__Set problem__: Can you copy out the data exactly? Leave the images out.

Source code of charts:
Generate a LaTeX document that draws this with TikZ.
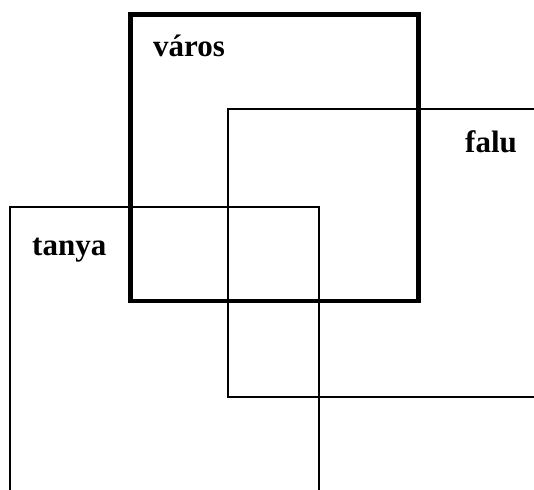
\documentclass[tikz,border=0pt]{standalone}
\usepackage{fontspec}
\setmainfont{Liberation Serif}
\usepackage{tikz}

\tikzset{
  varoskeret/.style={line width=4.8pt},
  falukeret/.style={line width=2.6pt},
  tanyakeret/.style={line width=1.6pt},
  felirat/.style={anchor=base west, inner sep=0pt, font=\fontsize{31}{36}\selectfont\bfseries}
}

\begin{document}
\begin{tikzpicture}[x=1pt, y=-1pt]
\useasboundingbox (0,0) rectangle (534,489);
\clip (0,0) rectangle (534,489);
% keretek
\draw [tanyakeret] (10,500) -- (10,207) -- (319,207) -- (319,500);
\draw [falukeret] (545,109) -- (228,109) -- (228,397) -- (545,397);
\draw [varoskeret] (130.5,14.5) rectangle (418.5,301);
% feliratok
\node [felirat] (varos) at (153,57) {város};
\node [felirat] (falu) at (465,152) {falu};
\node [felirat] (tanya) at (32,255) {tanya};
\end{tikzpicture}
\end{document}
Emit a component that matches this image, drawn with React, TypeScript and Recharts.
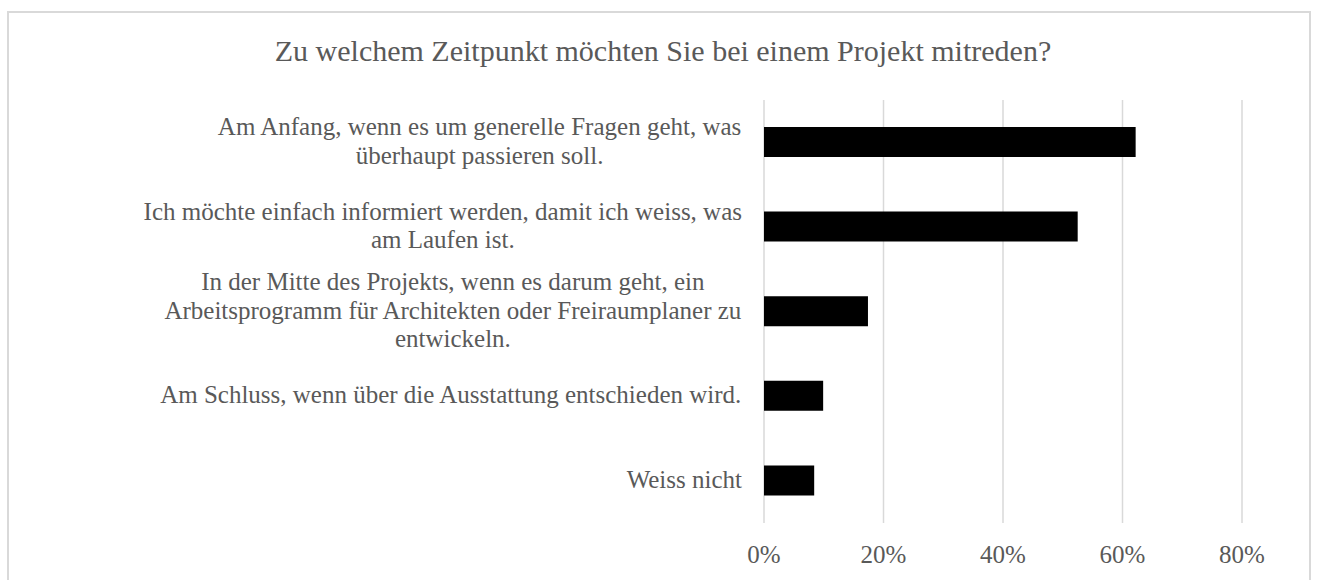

__Task solution__:
Generate a LaTeX document that draws this with TikZ.
\documentclass[tikz,border=0pt]{standalone}
\usepackage{fontspec}
\setmainfont{Liberation Serif}
\usepackage{tikz}

\tikzset{
  varoskeret/.style={line width=4.8pt},
  falukeret/.style={line width=2.6pt},
  tanyakeret/.style={line width=1.6pt},
  felirat/.style={anchor=base west, inner sep=0pt, font=\fontsize{31}{36}\selectfont\bfseries}
}

\begin{document}
\begin{tikzpicture}[x=1pt, y=-1pt]
\useasboundingbox (0,0) rectangle (534,489);
\clip (0,0) rectangle (534,489);
% keretek
\draw [tanyakeret] (10,500) -- (10,207) -- (319,207) -- (319,500);
\draw [falukeret] (545,109) -- (228,109) -- (228,397) -- (545,397);
\draw [varoskeret] (130.5,14.5) rectangle (418.5,301);
% feliratok
\node [felirat] (varos) at (153,57) {város};
\node [felirat] (falu) at (465,152) {falu};
\node [felirat] (tanya) at (32,255) {tanya};
\end{tikzpicture}
\end{document}
Emit a component that matches this image, drawn with React, TypeScript and Recharts.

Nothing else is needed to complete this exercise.